La experiencia en algunos aspectos fue algo similar a la que vivimos, guardando las proporciones, toda vez que ocurrió hace más de un siglo. Pandemia que recorrió el mundo en oleadas durante el XIX. Nos alcanzó la de 1881, iniciada en India y, como otras, de planetaria expansión. Arribó a Argentina en marzo de 1886 y pasados diez meses debutaba en Chile el primer caso, fue en la villa Santa María (San Felipe), próxima a un conocido paso cordillerano. De nada sirvieron los controles sanitarios, diseminándose veloz por Aconcagua, Santiago, Valparaíso y continuando hacia el sur. Fueron dos períodos (enero y abril de 1887, y octubre y abril de 1888), el primero más explosivo. Solo en Santiago los fallecidos ascendieron a 3.481 y 1.780, cifras del informe médico oficial, respectivamente, pero hubo más muertes que no quedaron consignadas. En invierno se mantuvo latente, con brotes acotados.

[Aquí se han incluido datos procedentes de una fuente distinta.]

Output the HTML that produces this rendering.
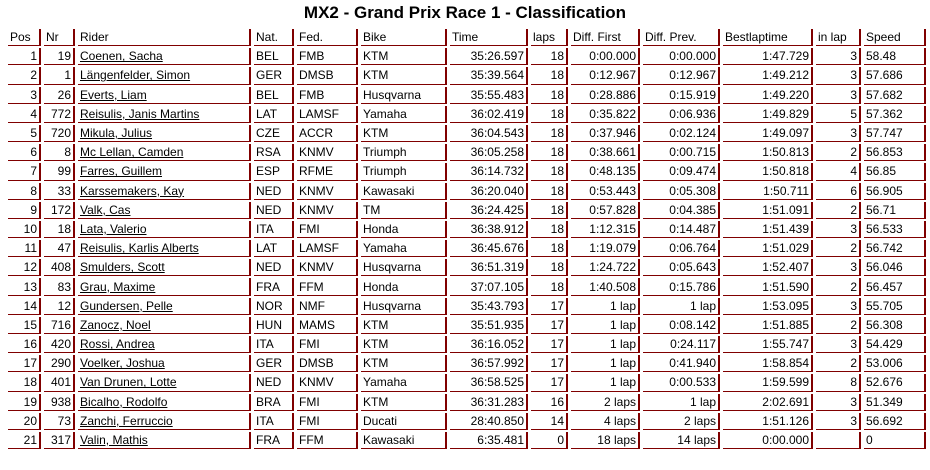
<!DOCTYPE html>
<html><head><meta charset="utf-8"><style>
body{margin:0;width:930px;height:470px;background:#fff;font-family:"Liberation Sans",Arial,sans-serif;font-size:12px;color:#000;position:relative;overflow:hidden}
h1{position:absolute;top:3px;left:0;width:930px;text-align:center;margin:0;font-size:17px;font-weight:bold}
table{position:absolute;left:5px;top:27px;border-collapse:separate;border-spacing:3px 2px;table-layout:fixed}
td{height:16.2px;padding:0 2px;border-right:2px solid #800000;border-bottom:1px solid #800000;line-height:16px;white-space:nowrap;overflow:hidden;font-size:12px}
td.r{text-align:right}
u{text-decoration:underline}
</style></head><body>
<h1>MX2 - Grand Prix Race 1 - Classification</h1>
<table>
<colgroup><col style="width:33px"><col style="width:31px"><col style="width:173px"><col style="width:40px"><col style="width:61px"><col style="width:86px"><col style="width:78px"><col style="width:37px"><col style="width:69px"><col style="width:77px"><col style="width:90px"><col style="width:45px"><col style="width:62px"></colgroup>
<tr><td>Pos</td><td>Nr</td><td>Rider</td><td>Nat.</td><td>Fed.</td><td>Bike</td><td>Time</td><td>laps</td><td>Diff. First</td><td>Diff. Prev.</td><td>Bestlaptime</td><td>in lap</td><td>Speed</td></tr>
<tr><td class="r">1</td><td class="r">19</td><td><u>Coenen, Sacha</u></td><td>BEL</td><td>FMB</td><td>KTM</td><td class="r">35:26.597</td><td class="r">18</td><td class="r">0:00.000</td><td class="r">0:00.000</td><td class="r">1:47.729</td><td class="r">3</td><td>58.48</td></tr>
<tr><td class="r">2</td><td class="r">1</td><td><u>Längenfelder, Simon</u></td><td>GER</td><td>DMSB</td><td>KTM</td><td class="r">35:39.564</td><td class="r">18</td><td class="r">0:12.967</td><td class="r">0:12.967</td><td class="r">1:49.212</td><td class="r">3</td><td>57.686</td></tr>
<tr><td class="r">3</td><td class="r">26</td><td><u>Everts, Liam</u></td><td>BEL</td><td>FMB</td><td>Husqvarna</td><td class="r">35:55.483</td><td class="r">18</td><td class="r">0:28.886</td><td class="r">0:15.919</td><td class="r">1:49.220</td><td class="r">3</td><td>57.682</td></tr>
<tr><td class="r">4</td><td class="r">772</td><td><u>Reisulis, Janis Martins</u></td><td>LAT</td><td>LAMSF</td><td>Yamaha</td><td class="r">36:02.419</td><td class="r">18</td><td class="r">0:35.822</td><td class="r">0:06.936</td><td class="r">1:49.829</td><td class="r">5</td><td>57.362</td></tr>
<tr><td class="r">5</td><td class="r">720</td><td><u>Mikula, Julius</u></td><td>CZE</td><td>ACCR</td><td>KTM</td><td class="r">36:04.543</td><td class="r">18</td><td class="r">0:37.946</td><td class="r">0:02.124</td><td class="r">1:49.097</td><td class="r">3</td><td>57.747</td></tr>
<tr><td class="r">6</td><td class="r">8</td><td><u>Mc Lellan, Camden</u></td><td>RSA</td><td>KNMV</td><td>Triumph</td><td class="r">36:05.258</td><td class="r">18</td><td class="r">0:38.661</td><td class="r">0:00.715</td><td class="r">1:50.813</td><td class="r">2</td><td>56.853</td></tr>
<tr><td class="r">7</td><td class="r">99</td><td><u>Farres, Guillem</u></td><td>ESP</td><td>RFME</td><td>Triumph</td><td class="r">36:14.732</td><td class="r">18</td><td class="r">0:48.135</td><td class="r">0:09.474</td><td class="r">1:50.818</td><td class="r">4</td><td>56.85</td></tr>
<tr><td class="r">8</td><td class="r">33</td><td><u>Karssemakers, Kay</u></td><td>NED</td><td>KNMV</td><td>Kawasaki</td><td class="r">36:20.040</td><td class="r">18</td><td class="r">0:53.443</td><td class="r">0:05.308</td><td class="r">1:50.711</td><td class="r">6</td><td>56.905</td></tr>
<tr><td class="r">9</td><td class="r">172</td><td><u>Valk, Cas</u></td><td>NED</td><td>KNMV</td><td>TM</td><td class="r">36:24.425</td><td class="r">18</td><td class="r">0:57.828</td><td class="r">0:04.385</td><td class="r">1:51.091</td><td class="r">2</td><td>56.71</td></tr>
<tr><td class="r">10</td><td class="r">18</td><td><u>Lata, Valerio</u></td><td>ITA</td><td>FMI</td><td>Honda</td><td class="r">36:38.912</td><td class="r">18</td><td class="r">1:12.315</td><td class="r">0:14.487</td><td class="r">1:51.439</td><td class="r">3</td><td>56.533</td></tr>
<tr><td class="r">11</td><td class="r">47</td><td><u>Reisulis, Karlis Alberts</u></td><td>LAT</td><td>LAMSF</td><td>Yamaha</td><td class="r">36:45.676</td><td class="r">18</td><td class="r">1:19.079</td><td class="r">0:06.764</td><td class="r">1:51.029</td><td class="r">2</td><td>56.742</td></tr>
<tr><td class="r">12</td><td class="r">408</td><td><u>Smulders, Scott</u></td><td>NED</td><td>KNMV</td><td>Husqvarna</td><td class="r">36:51.319</td><td class="r">18</td><td class="r">1:24.722</td><td class="r">0:05.643</td><td class="r">1:52.407</td><td class="r">3</td><td>56.046</td></tr>
<tr><td class="r">13</td><td class="r">83</td><td><u>Grau, Maxime</u></td><td>FRA</td><td>FFM</td><td>Honda</td><td class="r">37:07.105</td><td class="r">18</td><td class="r">1:40.508</td><td class="r">0:15.786</td><td class="r">1:51.590</td><td class="r">2</td><td>56.457</td></tr>
<tr><td class="r">14</td><td class="r">12</td><td><u>Gundersen, Pelle</u></td><td>NOR</td><td>NMF</td><td>Husqvarna</td><td class="r">35:43.793</td><td class="r">17</td><td class="r">1 lap</td><td class="r">1 lap</td><td class="r">1:53.095</td><td class="r">3</td><td>55.705</td></tr>
<tr><td class="r">15</td><td class="r">716</td><td><u>Zanocz, Noel</u></td><td>HUN</td><td>MAMS</td><td>KTM</td><td class="r">35:51.935</td><td class="r">17</td><td class="r">1 lap</td><td class="r">0:08.142</td><td class="r">1:51.885</td><td class="r">2</td><td>56.308</td></tr>
<tr><td class="r">16</td><td class="r">420</td><td><u>Rossi, Andrea</u></td><td>ITA</td><td>FMI</td><td>KTM</td><td class="r">36:16.052</td><td class="r">17</td><td class="r">1 lap</td><td class="r">0:24.117</td><td class="r">1:55.747</td><td class="r">3</td><td>54.429</td></tr>
<tr><td class="r">17</td><td class="r">290</td><td><u>Voelker, Joshua</u></td><td>GER</td><td>DMSB</td><td>KTM</td><td class="r">36:57.992</td><td class="r">17</td><td class="r">1 lap</td><td class="r">0:41.940</td><td class="r">1:58.854</td><td class="r">2</td><td>53.006</td></tr>
<tr><td class="r">18</td><td class="r">401</td><td><u>Van Drunen, Lotte</u></td><td>NED</td><td>KNMV</td><td>Yamaha</td><td class="r">36:58.525</td><td class="r">17</td><td class="r">1 lap</td><td class="r">0:00.533</td><td class="r">1:59.599</td><td class="r">8</td><td>52.676</td></tr>
<tr><td class="r">19</td><td class="r">938</td><td><u>Bicalho, Rodolfo</u></td><td>BRA</td><td>FMI</td><td>KTM</td><td class="r">36:31.283</td><td class="r">16</td><td class="r">2 laps</td><td class="r">1 lap</td><td class="r">2:02.691</td><td class="r">3</td><td>51.349</td></tr>
<tr><td class="r">20</td><td class="r">73</td><td><u>Zanchi, Ferruccio</u></td><td>ITA</td><td>FMI</td><td>Ducati</td><td class="r">28:40.850</td><td class="r">14</td><td class="r">4 laps</td><td class="r">2 laps</td><td class="r">1:51.126</td><td class="r">3</td><td>56.692</td></tr>
<tr><td class="r">21</td><td class="r">317</td><td><u>Valin, Mathis</u></td><td>FRA</td><td>FFM</td><td>Kawasaki</td><td class="r">6:35.481</td><td class="r">0</td><td class="r">18 laps</td><td class="r">14 laps</td><td class="r">0:00.000</td><td class="r"></td><td>0</td></tr>
</table>
</body></html>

La bacteria Vibrión cholerae se transmitió por flujos humanos, su reservorio natural, y las aguas infectadas con deyecciones contagiadas. El enfermo sentía rápidamente dolores de estómago, brazos y piernas, vómitos y diarreas que se hacían acuosas, profusas e intensas, provocando deshidratación y, de no ser tratado, sobrevenían el desmayo y la muerte en horas.

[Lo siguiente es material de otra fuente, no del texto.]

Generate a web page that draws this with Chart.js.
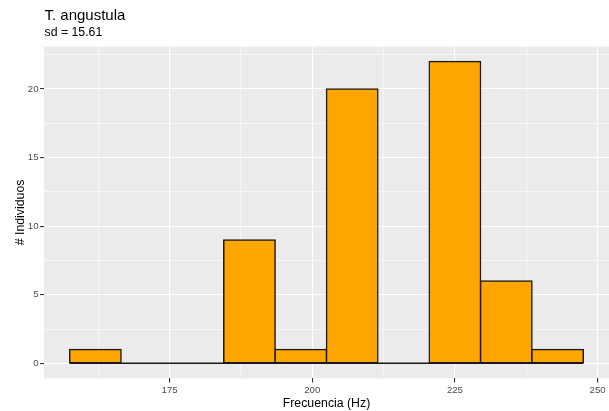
<!DOCTYPE html>
<html>
<head>
<meta charset="utf-8">
<script src="https://cdn.jsdelivr.net/npm/chart.js@4.4.1/dist/chart.umd.min.js"></script>
<style>
  html, body { margin: 0; padding: 0; background: #ffffff; }
  #wrap { width: 609px; height: 411px; }
</style>
</head>
<body>
<div id="wrap"><canvas id="hist" width="609" height="411"></canvas></div>
<script>
// Histogram of call frequencies, bins of 9 Hz
const binCenters = [162, 171, 180, 189, 198, 207, 216, 225, 234, 243];
const counts = [1, 0, 0, 9, 1, 20, 0, 22, 6, 1];
const binRange = [157.5, 247.5];

const xTicks = [162.5, 175, 187.5, 200, 212.5, 225, 237.5, 250];
const xMajor = [175, 200, 225, 250];
const yTicks = [0, 2.5, 5, 7.5, 10, 12.5, 15, 17.5, 20, 22.5];
const yMajor = [0, 5, 10, 15, 20];

const titleText = 'T. angustula';
const subtitleText = 'sd = 15.61';
const xTitle = 'Frecuencia (Hz)';
const yTitle = '# Individuos';

const FONT = '"Liberation Sans", Arial, sans-serif';

const isMajor = (list, v) => list.some(m => Math.abs(m - v) < 1e-6);
const tickIsMajor = (list, c) => !!(c && c.tick) && isMajor(list, c.tick.value);

// Panel background plus titles drawn around the plotting area
const decor = {
  id: 'decor',
  beforeDraw(chart) {
    const { ctx, chartArea: a } = chart;
    ctx.save();
    ctx.fillStyle = '#EBEBEB';
    ctx.fillRect(a.left, a.top, a.right - a.left, a.bottom - a.top);
    ctx.restore();
  },
  afterDraw(chart) {
    const { ctx, chartArea: a } = chart;
    ctx.save();
    ctx.fillStyle = '#000000';
    ctx.textAlign = 'left';
    ctx.textBaseline = 'alphabetic';
    ctx.font = '15px ' + FONT;
    ctx.fillText(titleText, a.left + 0.5, 20);
    ctx.font = '12.3px ' + FONT;
    ctx.fillText(subtitleText, a.left + 0.5, 35.5);

    ctx.textAlign = 'center';
    ctx.fillText(xTitle, (a.left + a.right) / 2, 407);

    ctx.translate(24, (a.top + a.bottom) / 2);
    ctx.rotate(-Math.PI / 2);
    ctx.textBaseline = 'alphabetic';
    ctx.fillText(yTitle, 0, 0);
    ctx.restore();
  }
};

new Chart(document.getElementById('hist'), {
  type: 'bar',
  data: {
    datasets: [
      {
        type: 'bar',
        data: binCenters.map((x, i) => ({ x: x, y: counts[i] })),
        backgroundColor: '#FFA500',
        borderColor: '#1A1A1A',
        borderWidth: 1.5,
        borderSkipped: false,
        inflateAmount: 0.75,
        barPercentage: 1,
        categoryPercentage: 1,
        order: 1
      },
      {
        type: 'line',
        data: binRange.map(x => ({ x: x, y: 0 })),
        borderColor: '#1A1A1A',
        borderWidth: 1.5,
        pointRadius: 0,
        fill: false,
        order: 2
      }
    ]
  },
  options: {
    responsive: false,
    animation: false,
    layout: { padding: { top: 46.5, left: 0, right: 0, bottom: 0 } },
    plugins: {
      legend: { display: false },
      tooltip: { enabled: false },
      title: { display: false }
    },
    scales: {
      x: {
        type: 'linear',
        offset: false,
        min: 153,
        max: 252,
        afterFit(s) { s.height = 32.6; },
        afterBuildTicks(s) { s.ticks = xTicks.map(v => ({ value: v })); },
        border: { display: false },
        grid: {
          offset: false,
          color: '#FFFFFF',
          lineWidth: c => tickIsMajor(xMajor, c) ? 1.1 : 0.55,
          tickColor: c => tickIsMajor(xMajor, c) ? '#333333' : 'rgba(0,0,0,0)',
          tickWidth: 1.1,
          tickLength: 4
        },
        ticks: {
          autoSkip: false,
          maxRotation: 0,
          padding: 2,
          color: '#4D4D4D',
          font: { family: FONT, size: 9.6 },
          callback: v => isMajor(xMajor, v) ? String(v) : ''
        }
      },
      y: {
        type: 'linear',
        min: -1.1,
        max: 23.1,
        afterFit(s) { s.width = 44; },
        afterBuildTicks(s) { s.ticks = yTicks.map(v => ({ value: v })); },
        border: { display: false },
        grid: {
          color: '#FFFFFF',
          lineWidth: c => tickIsMajor(yMajor, c) ? 1.1 : 0.55,
          tickColor: c => tickIsMajor(yMajor, c) ? '#333333' : 'rgba(0,0,0,0)',
          tickWidth: 1.1,
          tickLength: 4
        },
        ticks: {
          autoSkip: false,
          padding: 1.5,
          color: '#4D4D4D',
          font: { family: FONT, size: 9.6 },
          callback: v => isMajor(yMajor, v) ? String(v) : ''
        }
      }
    }
  },
  plugins: [decor]
});
</script>
</body>
</html>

La mayoría de las víctimas fueron de sectores vulnerables, los menos favorecidos por la infraestructura sanitaria e higiene pública, personas que realizaban oficios manuales: más hombres que mujeres, de entre 30 y 60 años la mayor parte. Una prueba es que la epidemia no ingresó prácticamente al centro de Santiago. La ciudad en esos años —de próspera y dinámica actividad, y reluciente vida, aparentemente— atraía migrantes de provincias esperanzados en conseguir mejor existencia, los cuales se asentaron en los arrabales
No tuvo efecto en términos demográficos y productivos; el país gozaba de buena salud, gracias a las rentas del salitre. Tampoco su mortalidad causó espanto, porque era un hecho corriente: nótese que la epidemia de viruela de 1886 dejó 7.400 fallecidos a nivel nacional, 4.000 en Santiago. El mayor impacto fue psicológico, por el ambiente de incertidumbre y angustia: un flagelo desconocido, fulminante, carretones trasladando enfermos o muertos camino al lazareto o al cementerio habilitado, hubo cadáveres en casas y calles (labios azules, cara enfermiza, ojos hundidos, brazos contraídos). A su vez, curar a los pacientes sin medios y medicamentos eficaces fue una odisea para autoridades y cuerpo médico.

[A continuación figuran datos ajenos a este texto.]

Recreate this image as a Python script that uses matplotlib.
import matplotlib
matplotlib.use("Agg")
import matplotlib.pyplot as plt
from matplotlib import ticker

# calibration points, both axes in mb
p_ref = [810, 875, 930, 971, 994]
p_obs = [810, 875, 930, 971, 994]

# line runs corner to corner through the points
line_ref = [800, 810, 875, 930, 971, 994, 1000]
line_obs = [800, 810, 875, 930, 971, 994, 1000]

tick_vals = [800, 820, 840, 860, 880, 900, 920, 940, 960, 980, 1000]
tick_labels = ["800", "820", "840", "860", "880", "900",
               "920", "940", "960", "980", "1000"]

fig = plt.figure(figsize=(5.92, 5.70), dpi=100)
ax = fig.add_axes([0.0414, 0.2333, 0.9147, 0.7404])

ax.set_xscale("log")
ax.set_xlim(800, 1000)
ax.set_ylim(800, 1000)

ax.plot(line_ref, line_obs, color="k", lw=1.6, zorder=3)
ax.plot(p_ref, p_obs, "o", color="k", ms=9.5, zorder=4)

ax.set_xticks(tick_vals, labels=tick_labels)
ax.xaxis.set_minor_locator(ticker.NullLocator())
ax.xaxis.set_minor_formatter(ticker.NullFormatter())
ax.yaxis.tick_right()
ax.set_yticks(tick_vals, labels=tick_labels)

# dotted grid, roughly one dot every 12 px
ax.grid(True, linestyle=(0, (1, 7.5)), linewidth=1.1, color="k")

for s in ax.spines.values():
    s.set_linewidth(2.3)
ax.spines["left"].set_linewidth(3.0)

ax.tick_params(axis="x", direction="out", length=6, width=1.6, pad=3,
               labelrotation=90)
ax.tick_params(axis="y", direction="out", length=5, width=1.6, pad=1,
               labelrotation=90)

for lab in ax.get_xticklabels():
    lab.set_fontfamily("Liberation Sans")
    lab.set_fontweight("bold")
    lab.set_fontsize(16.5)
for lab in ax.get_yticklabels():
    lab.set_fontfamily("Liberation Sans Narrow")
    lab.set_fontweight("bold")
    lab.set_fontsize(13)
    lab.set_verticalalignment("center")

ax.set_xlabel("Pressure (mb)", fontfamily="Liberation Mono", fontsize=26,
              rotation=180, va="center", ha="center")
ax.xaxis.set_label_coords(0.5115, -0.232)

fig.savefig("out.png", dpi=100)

La epidemia evidenció que el país carecía de una institucionalidad sanitaria. Se nombró una Comisión de Higiene Pública, que diseñó una legislación sobre salubridad e instauró una completa normativa para combatirla en todos los frentes. Desde entonces, la salud nacional tomó mayor relevancia. No es casual que entre el plan de obras del Presidente José Manuel Balmaceda se considerara la construcción de hospitales, que después se crearan el Consejo Superior de Higiene Pública y el Instituto de Higiene, y comenzara a delinearse el primer Código Sanitario.